Just to explain basically the problem is when I am getting off the brakes & then moving my foot over to the accelerator. The ATTESSA controller I have ordered hasn't turned up yet so the car is still suffering from a lack of traction in second gear (& third) - hence the need to try & carry some speed across the apex.

Anyway, from your list:

Front is high enough that it should not run out of travel. I will give the cable ties a shot but thew Collie circuit is pretty bumpy so the bump stops tend to get used anyway.

I have zero toe presently at the front. Is there a X turns of the thread approx equals Ymm toe?

Wanneroo is all third gear except for the short circuit which has only one second gear corner. Problem isn't so bad on third gear corners. I have to get it pretty badly wrong to get a good amount of shudder whereas it is nearly always present on the tighter stuff.

I was thinking about chucking a harder front sway bar setting ont he front in the off chance the anti roll will keep the camber more correct & help front grip. I love the way stuff works completely backwards sometimes. The front bar is presently full soft. Rear bar was a Whitleine on full hard but I put a Cusco item in which isn't adjustable until I get some bits made.
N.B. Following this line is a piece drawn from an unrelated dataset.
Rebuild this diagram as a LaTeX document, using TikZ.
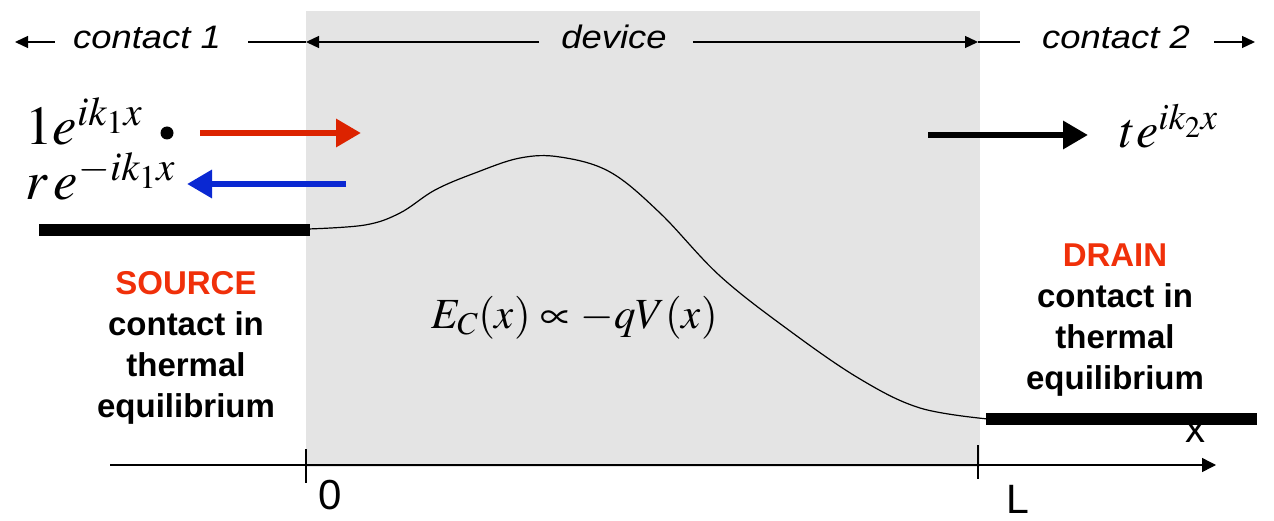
\documentclass[tikz,border=0pt]{standalone}
\usepackage{mathptmx}
\usepackage[no-math]{fontspec}
\setmainfont{Liberation Sans}
\newfontfamily\widesans[FakeStretch=1.12]{Liberation Sans}
\usetikzlibrary{arrows.meta}
\definecolor{band}{HTML}{E4E4E4}
\definecolor{hotred}{HTML}{F0300A}
\definecolor{inred}{HTML}{DC2300}
\definecolor{outblue}{HTML}{0A28D2}

\begin{document}
\begin{tikzpicture}[x=1pt,y=-1pt,
  region/.style={font=\widesans\fontsize{32.5}{40}\selectfont\itshape,inner sep=0pt,text height=14pt,text depth=0pt},
  contactbox/.style={font=\fontsize{33}{41}\selectfont\bfseries,align=center,inner sep=0pt},
  wavefn/.style={font=\fontsize{55}{60}\selectfont,inner sep=0pt},
  ruler/.style={line width=1.3pt,-{Triangle[length=13pt,width=12pt]}},
  wave/.style={line width=6.5pt,-{Triangle[length=25pt,width=27pt]}}]
  \path[use as bounding box] (0,0) rectangle (1274,521);
  % device region
  \fill[band] (306,11) rectangle (980,467);

  % region labels along the top
  \coordinate (farleft) at (15,42);
  \coordinate (devleft) at (306,42);
  \coordinate (devright) at (978,42);
  \coordinate (farright) at (1255,42);
  \node[region] (contactA) at (147,42) {contact 1};
  \node[region] (dev) at (614,42) {device};
  \node[region] (contactB) at (1116,42) {contact 2};
  \draw[ruler] ([xshift=-18pt]contactA.west) -- (farleft);
  \draw[line width=1.3pt] ([xshift=27pt]contactA.east) -- (devleft);
  \draw[ruler] ([xshift=-22pt]dev.west) -- (devleft);
  \draw[ruler] ([xshift=26pt]dev.east) -- (devright);
  \draw[line width=1.3pt] (devright) -- ([xshift=-22pt]contactB.west);
  \draw[ruler] ([xshift=24pt]contactB.east) -- (farright);

  % incident, reflected and transmitted waves
  \node[wavefn,anchor=base west] (inc) at (25,145) {$1e^{ik_1x}$};
  \node[wavefn,anchor=base west] (refl) at (25,200) {$r\,e^{-ik_1x}$};
  \node[wavefn,font=\fontsize{50}{56}\selectfont,anchor=base west] (trans) at (1120,148) {$te^{ik_2x}$};
  \fill (167,133) circle (6.5);
  \coordinate (inA) at (200,133);   \coordinate (inB) at (361,133);
  \coordinate (outA) at (346,184);  \coordinate (outB) at (187,184);
  \coordinate (trA) at (928,135);   \coordinate (trB) at (1088,135);
  \draw[wave,inred] (inA) -- (inB);
  \draw[wave,outblue] (outA) -- (outB);
  \draw[wave] (trA) -- (trB);

  % band edge across the device
  \draw[line width=1.2pt] plot[smooth,tension=0.6] coordinates {(308,229) (365,225) (400,213) (435,190) (475,173) (520,158) (560,157) (610,172) (660,213) (720,276) (790,331) (860,379) (920,408) (988,419)};
  \node[font=\fontsize{43}{50}\selectfont,anchor=base west,inner sep=0pt] (band) at (431,328) {$E_C(x)\propto -qV(x)$};

  % position axis
  \node[font=\fontsize{40}{46}\selectfont,inner sep=0pt] (xlab) at (1195,432) {x};
  \coordinate (axisA) at (110,465);
  \coordinate (axisB) at (1216,465);
  \draw[line width=1.4pt,-{Triangle[length=14pt,width=14pt]}] (axisA) -- (axisB);
  \draw[line width=1.4pt] (306,449) -- (306,483) (978,445) -- (978,479);
  \node[font=\fontsize{42}{48}\selectfont,anchor=base,inner sep=0pt] (zero) at (330,509) {0};
  \node[font=\fontsize{41}{48}\selectfont,anchor=base,inner sep=0pt] (len) at (1018,513) {L};

  % contacts
  \draw[line width=12pt] (39,230) -- (310,230);
  \draw[line width=12pt] (986,419) -- (1257,419);
  \node[contactbox,anchor=north] (source) at (186,271) {{\color{hotred}SOURCE}\\contact in\\thermal\\equilibrium};
  \node[contactbox,anchor=north] (drain) at (1115,244) {{\color{hotred}DRAIN}\\contact in\\thermal\\equilibrium};
\end{tikzpicture}
\end{document}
As much as anything I guess I was curious to see who else may have come across this.

Thanks Gary.

Just to explain basically the problem is when I am getting off the brakes & then moving my foot over to the accelerator. The ATTESSA controller I have ordered hasn't turned up yet so the car is still suffering from a lack of traction in second gear (& third) - hence the need to try & carry some speed across the apex.

Anyway, from your list:

Front is high enough that it should not run out of travel. I will give the cable ties a shot but thew Collie circuit is pretty bumpy so the bump stops tend to get used anyway.
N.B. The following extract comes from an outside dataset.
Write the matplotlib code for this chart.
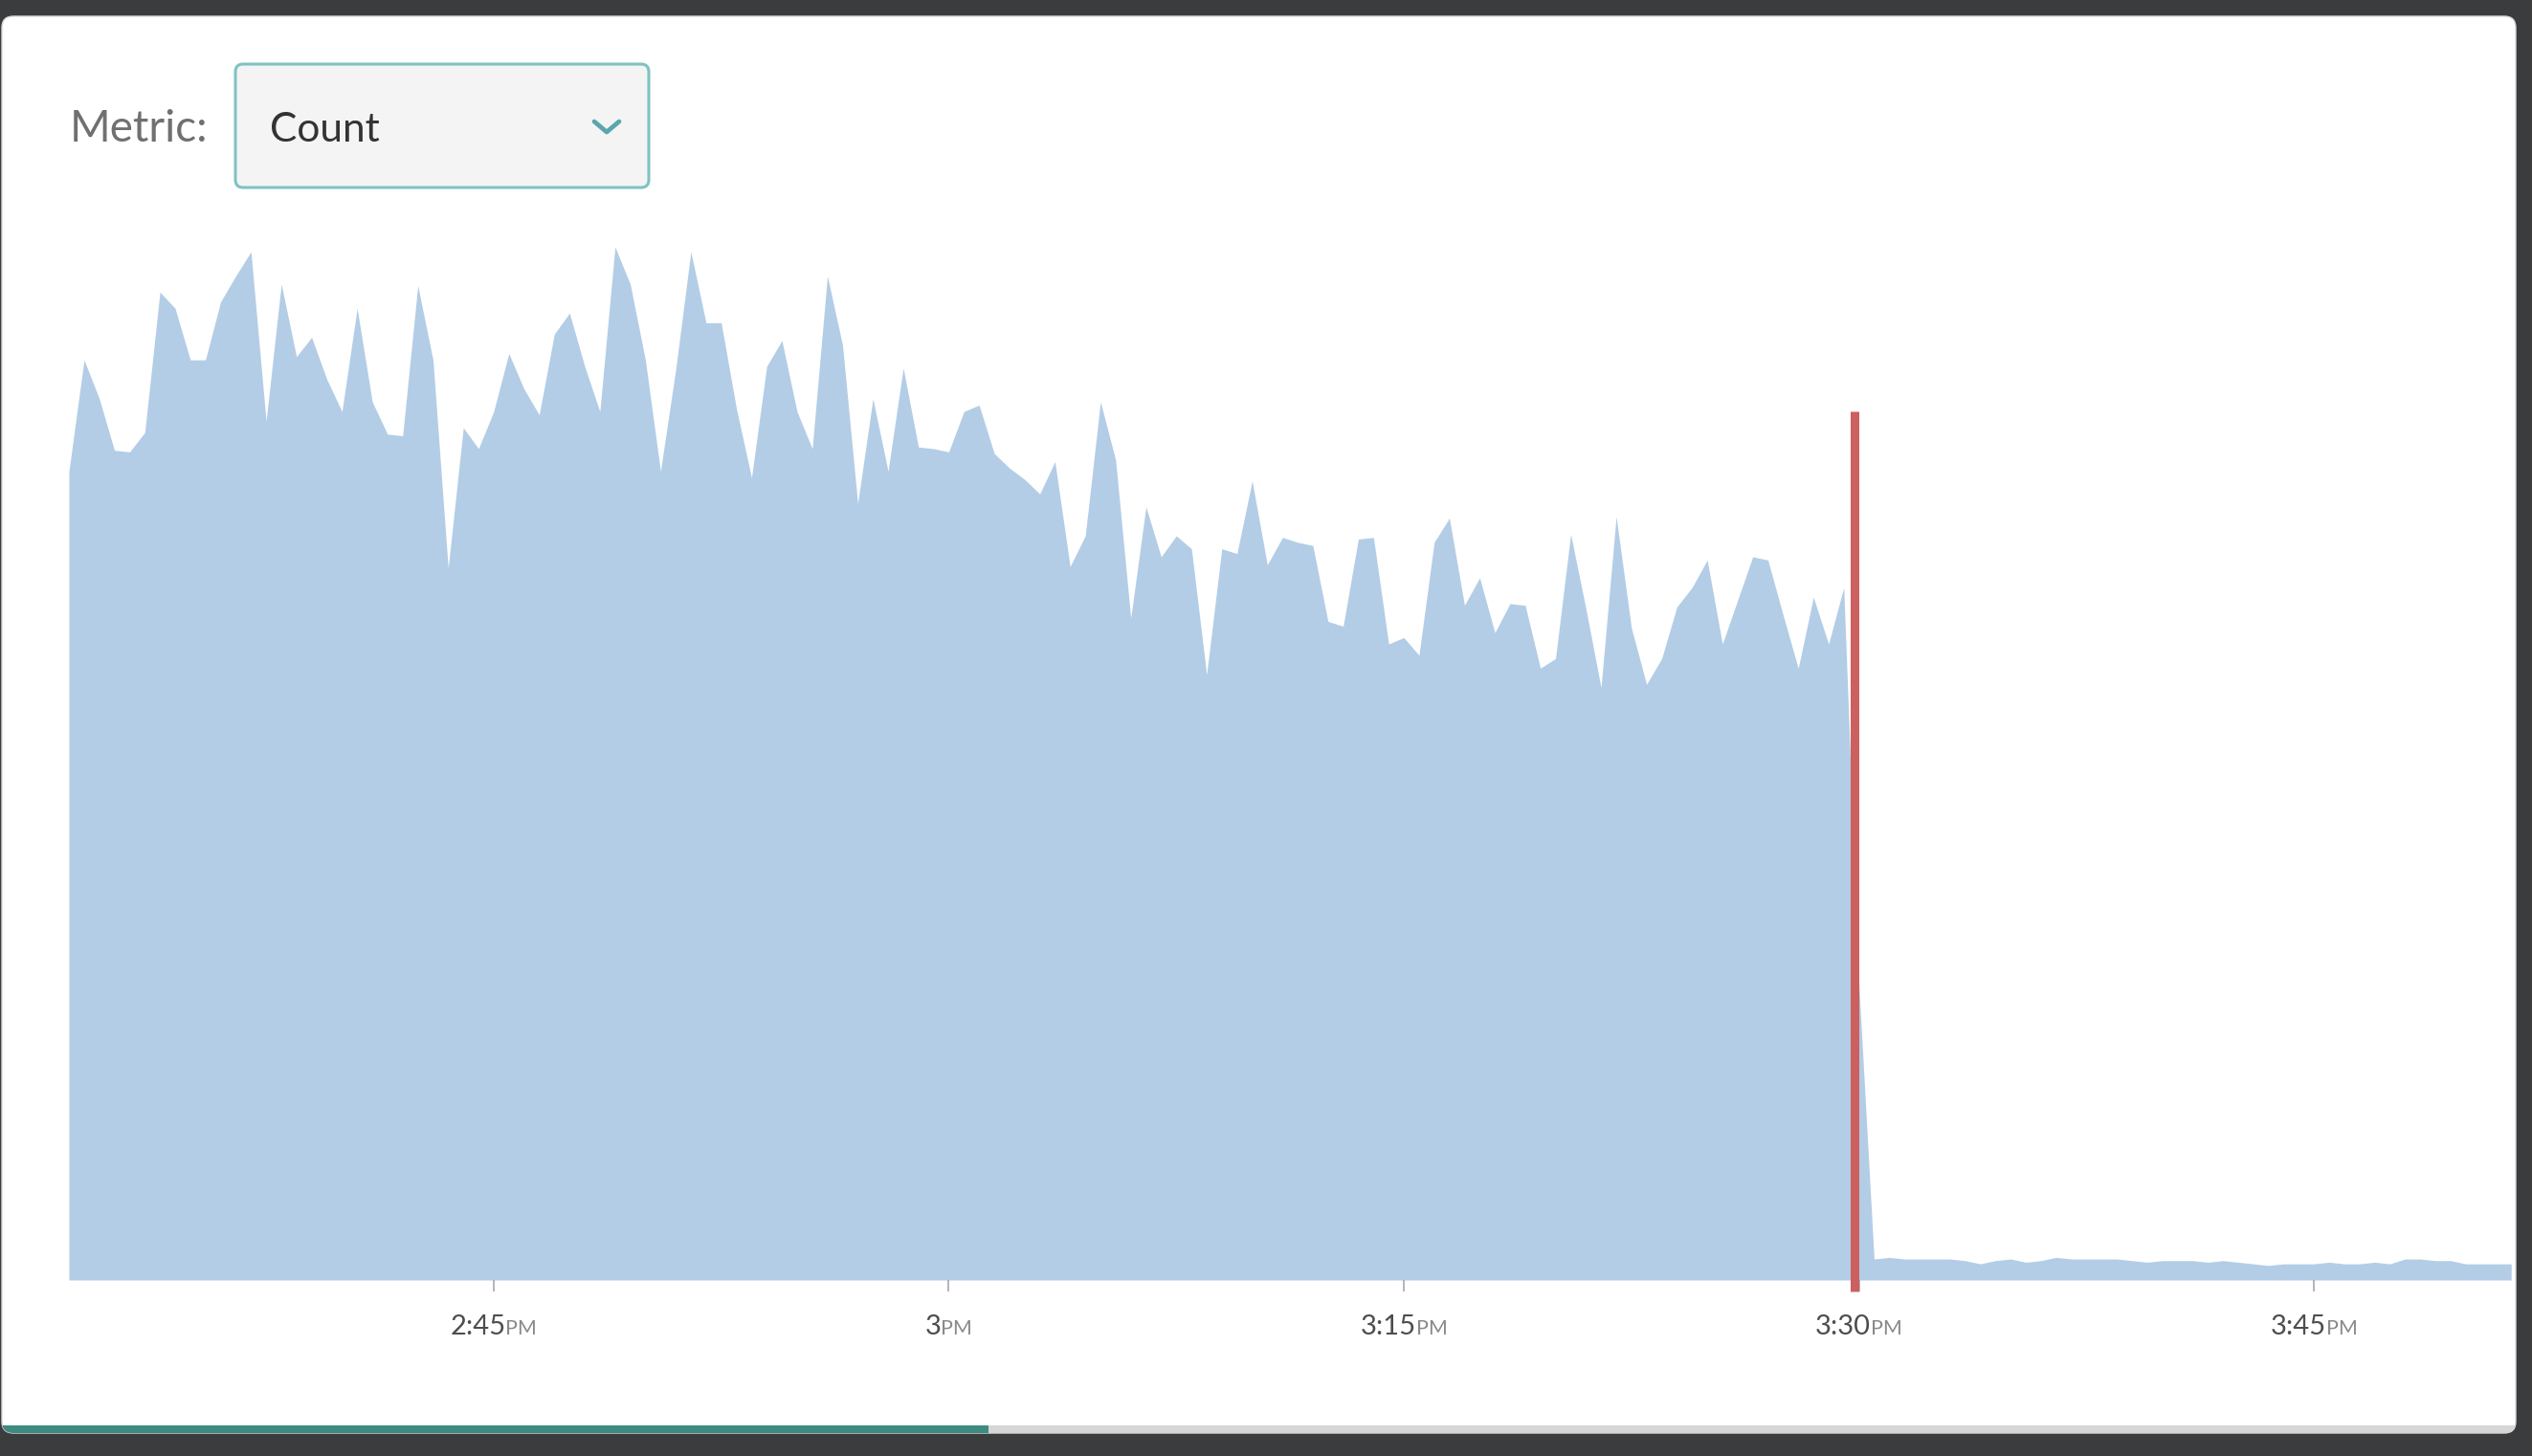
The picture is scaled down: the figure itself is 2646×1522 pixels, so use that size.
import matplotlib
matplotlib.use("Agg")
import matplotlib.pyplot as plt
import matplotlib.dates as mdates
from matplotlib.patches import FancyBboxPatch, Rectangle
import pandas as pd

# counts per 30 s bucket (arbitrary units)
start_time = "2017-06-01 14:31:00"
count_before = [501, 570, 546, 514, 513, 525, 612, 602, 570, 570,
                606, 622, 637, 532, 617, 572, 584, 558, 538, 602,
                544, 524, 523, 616, 570, 441, 528, 515, 538, 574,
                552, 536, 586, 599, 566, 538, 640, 617, 570, 501,
                564, 637, 593, 593, 540, 497, 566, 582, 538, 515,
                622, 579, 481, 546, 501, 565, 516, 515, 513, 538,
                542, 512, 503, 496, 487, 507, 442, 461, 544, 508,
                410, 479, 448, 461, 453, 375, 453, 450, 495, 443,
                460, 457, 455, 408, 405, 459, 460, 394, 398, 387,
                457, 472, 418, 435, 401, 419, 418, 379, 385, 462,
                416, 367, 473, 404, 369, 385, 417, 429, 446, 394,
                421, 448, 446, 412, 379, 423, 394, 429, 183]
count_after = [13, 14, 13, 13, 13, 13, 12, 10, 12, 13,
               11, 12, 14, 13, 13, 13, 13, 12, 11, 12,
               12, 12, 11, 12, 11, 10, 9, 10, 10, 10,
               11, 10, 10, 11, 10, 13, 13, 12, 12, 10,
               10, 10, 10]
view_end = "2017-06-01 15:51:39"
deploy_time = "2017-06-01 15:29:52"
deploy_top = 538

tick_times = ["2017-06-01 14:45", "2017-06-01 15:00", "2017-06-01 15:15",
              "2017-06-01 15:30", "2017-06-01 15:45"]
tick_nums = ["2:45", "3", "3:15", "3:30", "3:45"]
tick_suffix = "PM"

metric_label = "Metric:"
metric_value = "Count"

counts = count_before + count_after
times = pd.date_range(start_time, periods=len(counts), freq="30s")

W, H = 2646, 1522
plt.rcParams['font.family'] = ['Lato', 'DejaVu Sans']
fig = plt.figure(figsize=(W / 100, H / 100), dpi=100)
fig.patch.set_facecolor('#3b3c3e')

# page background / panel, in pixel coords
bg = fig.add_axes([0, 0, 1, 1])
bg.set_xlim(0, W)
bg.set_ylim(H, 0)
bg.axis('off')

panel = FancyBboxPatch((2, 17), 2627, 1481, boxstyle='round,pad=0,rounding_size=12',
                       fc='white', ec='#d9d9d9', lw=1.0)
bg.add_patch(panel)

prog_done = Rectangle((2, 1490), 1031, 8, fc='#3d8b80', lw=0)
prog_rest = Rectangle((1033, 1490), 1596, 8, fc='#d6d6d6', lw=0)
for p in (prog_done, prog_rest):
    bg.add_patch(p)
    p.set_clip_path(panel)

# metric selector
bg.text(73, 148, metric_label, fontsize=33, color='#707070', va='baseline', ha='left')
box = FancyBboxPatch((246, 67), 432, 129, boxstyle='round,pad=0,rounding_size=8',
                     fc='#f4f4f4', ec='#80c2c2', lw=2.2)
bg.add_patch(box)
bg.text(282, 148, metric_value, fontsize=30.5, color='#333333', va='baseline', ha='left')
bg.plot([621, 634, 647], [127, 138, 127], color='#5aa7ad', lw=3.4,
        solid_capstyle='round', solid_joinstyle='round')

# chart
ax = fig.add_axes([72 / W, (H - 1338) / H, (2629 - 72) / W, (1338 - 240) / H])
ax.patch.set_alpha(0)
ax.fill_between(times, counts, color='#b3cde6', lw=0)
ax.set_xlim(times[0], pd.Timestamp(view_end))
ax.set_ylim(0, 650.7)

dt = pd.Timestamp(deploy_time)
ax.plot([dt, dt], [-7, deploy_top], color='#cc5f5f', lw=6.5,
        solid_capstyle='butt', clip_on=False, zorder=3)

tick_pos = [mdates.date2num(pd.Timestamp(t)) for t in tick_times]
ax.set_xticks(tick_pos)
ax.tick_params(axis='x', length=8.6, width=1.2, color='#a8a8a8', labelbottom=False)
ax.set_yticks([])
for s in ax.spines.values():
    s.set_visible(False)

r = fig.canvas.get_renderer()
for pos, num in zip(tick_pos, tick_nums):
    a = ax.annotate(num, xy=(pos, 0), xycoords=('data', 'axes fraction'),
                    xytext=(0, -57), textcoords='offset pixels',
                    ha='left', va='baseline', fontsize=21, color='#4d4d4d')
    b = ax.annotate(tick_suffix, xy=(pos, 0), xycoords=('data', 'axes fraction'),
                    xytext=(0, -57), textcoords='offset pixels',
                    ha='left', va='baseline', fontsize=15.5, color='#8a8a8a')
    wa = a.get_window_extent(r).width
    wb = b.get_window_extent(r).width
    x0 = -(wa + wb) / 2
    a.xyann = (x0, -57)
    b.xyann = (x0 + wa, -57)

fig.savefig("out.png", dpi=100, facecolor=fig.get_facecolor())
I have zero toe presently at the front. Is there a X turns of the thread approx equals Ymm toe?

Wanneroo is all third gear except for the short circuit which has only one second gear corner. Problem isn't so bad on third gear corners. I have to get it pretty badly wrong to get a good amount of shudder whereas it is nearly always present on the tighter stuff.

I was thinking about chucking a harder front sway bar setting ont he front in the off chance the anti roll will keep the camber more correct & help front grip. I love the way stuff works completely backwards sometimes. The front bar is presently full soft. Rear bar was a Whitleine on full hard but I put a Cusco item in which isn't adjustable until I get some bits made.
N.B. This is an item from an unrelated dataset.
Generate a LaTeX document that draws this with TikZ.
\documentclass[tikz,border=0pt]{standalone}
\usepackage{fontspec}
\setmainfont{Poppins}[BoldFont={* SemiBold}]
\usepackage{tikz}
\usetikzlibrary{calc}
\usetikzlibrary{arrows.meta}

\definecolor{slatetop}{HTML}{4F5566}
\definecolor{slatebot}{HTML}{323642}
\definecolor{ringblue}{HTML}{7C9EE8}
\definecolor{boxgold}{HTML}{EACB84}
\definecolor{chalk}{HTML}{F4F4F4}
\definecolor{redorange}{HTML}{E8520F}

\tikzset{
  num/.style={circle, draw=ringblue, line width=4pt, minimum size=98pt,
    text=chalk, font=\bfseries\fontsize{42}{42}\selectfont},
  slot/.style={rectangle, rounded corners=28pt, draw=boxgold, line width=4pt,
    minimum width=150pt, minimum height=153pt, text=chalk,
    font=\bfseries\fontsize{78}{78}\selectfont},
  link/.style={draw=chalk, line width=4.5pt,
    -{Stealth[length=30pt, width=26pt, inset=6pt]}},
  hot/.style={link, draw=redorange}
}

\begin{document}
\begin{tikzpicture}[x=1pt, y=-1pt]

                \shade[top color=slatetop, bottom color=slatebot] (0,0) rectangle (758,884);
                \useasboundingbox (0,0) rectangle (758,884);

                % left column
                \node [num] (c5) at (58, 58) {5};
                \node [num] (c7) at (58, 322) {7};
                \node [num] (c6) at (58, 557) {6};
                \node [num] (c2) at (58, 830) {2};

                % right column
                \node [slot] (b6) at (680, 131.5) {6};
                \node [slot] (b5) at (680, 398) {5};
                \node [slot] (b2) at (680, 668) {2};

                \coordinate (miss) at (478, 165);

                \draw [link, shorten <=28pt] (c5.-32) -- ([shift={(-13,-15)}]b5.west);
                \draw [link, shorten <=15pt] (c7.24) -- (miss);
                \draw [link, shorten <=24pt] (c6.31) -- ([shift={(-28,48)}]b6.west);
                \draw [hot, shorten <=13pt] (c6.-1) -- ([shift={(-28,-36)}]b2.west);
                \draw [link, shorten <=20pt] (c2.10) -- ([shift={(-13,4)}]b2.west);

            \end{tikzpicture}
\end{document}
As much as anything I guess I was curious to see who else may have come across this.

I always try and not use the bump stops, except for the larger ripple strip bashing. For toe adjustment, around 1 turn = 2 mm, close enough to test anyway. From memory, the off the shelf Cusco rear bar is too soft as it designed to run with the high (Jap style) rear spring rates.

The race team drivers tell me that there should be zero time between brakes and accelerator, I'm not that good though. The reasoning is when you take your foot off the brake it removes some weight off the front wheels, hence reduces their grip. With judicious use of the accelerator you can balance the front grip, Plus, in a GTR, some torque transmission to the front wheels increases their steering effect in comparison to free wheeling (on overrun/accelerator off). They seem to have some success with that technique and it is technically correct, I'm personally not good enough to achieve that sort of control, so I settle for a much simpler slow in fast out.

Cheers

gary

The bar I got was stiffer than the Whitleine one I had. It can be made stiffer again when I finish the drawing/machining/welding. When I say I will finish it, I mean when I get someone else to.

I can't do the left foot braking thing in a Skyline. All I get is a massive cramp in my leg anytime I try it.

So the time it just the gap between bleeding the last of the retardation off the brakes & feeding power in. Not long but you notice it when the car starts to carry on. Driving a race car is supposed to be about maximising acceleration in the chosen direction. Unfortunately for me it is mostly about not fking up.